Partenariats et restructuration : mutualisation et optimisation

Les partenariats et alliances stratégiques permettent de mutualiser les ressources, et d'accéder à de nouvelles technologies. La restructuration et l'optimisation consistent à réduire les dépenses et à négocier des accords de flexibilité.

Alternative Description Avantages potentiels Inconvénients potentiels Exemple concret
Redressement Judiciaire Restructuration sous protection judiciaire. Renégocier les dettes, continuer l'activité. Procédure complexe, image négative. Une entreprise automobile accumule des dettes importantes. Elle se place sous la protection du tribunal pour renégocier ses dettes et restructurer son activité.
Cession de l'entreprise Vente à un repreneur. Sauvegarde des emplois, apport de capitaux. Difficulté à trouver un repreneur, perte de contrôle. Un constructeur automobile en difficulté est racheté par un groupe industriel plus important. Les emplois sont maintenus et l'activité est relancée grâce aux investissements du nouveau propriétaire.
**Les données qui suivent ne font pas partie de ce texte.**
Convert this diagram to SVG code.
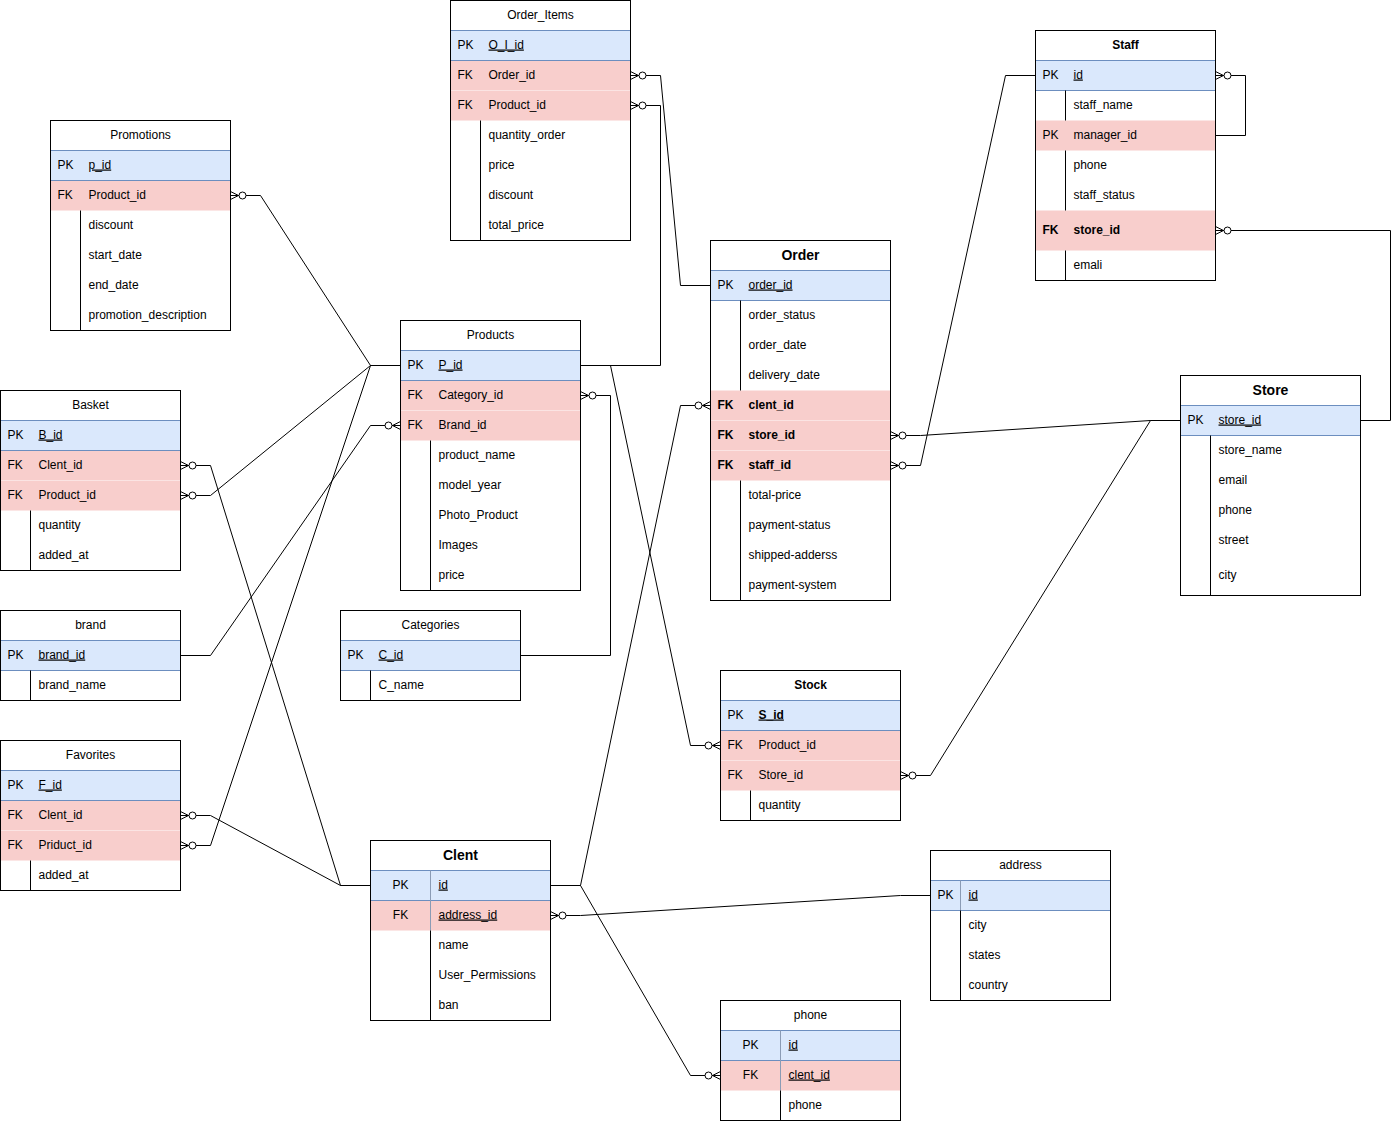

Un acte ultime : mesures à prendre et conséquences sur le long terme

La cessation d'activité d'une entreprise automobile "du jour au lendemain" est une décision aux conséquences profondes. Bien que possible dans des cas extrêmes, elle se heurte à des obstacles légaux, contractuels, sociaux et financiers. Les alternatives à une cessation d'activité soudaine existent et méritent d'être explorées.

Le secteur automobile est en mutation, confronté à la transition énergétique et aux crises économiques. Pour survivre, les entreprises doivent anticiper, innover, collaborer et adopter une approche responsable. La cessation d'activité, même comme solution de dernier recours, doit être envisagée avec prudence et après avoir épuisé toutes les autres options.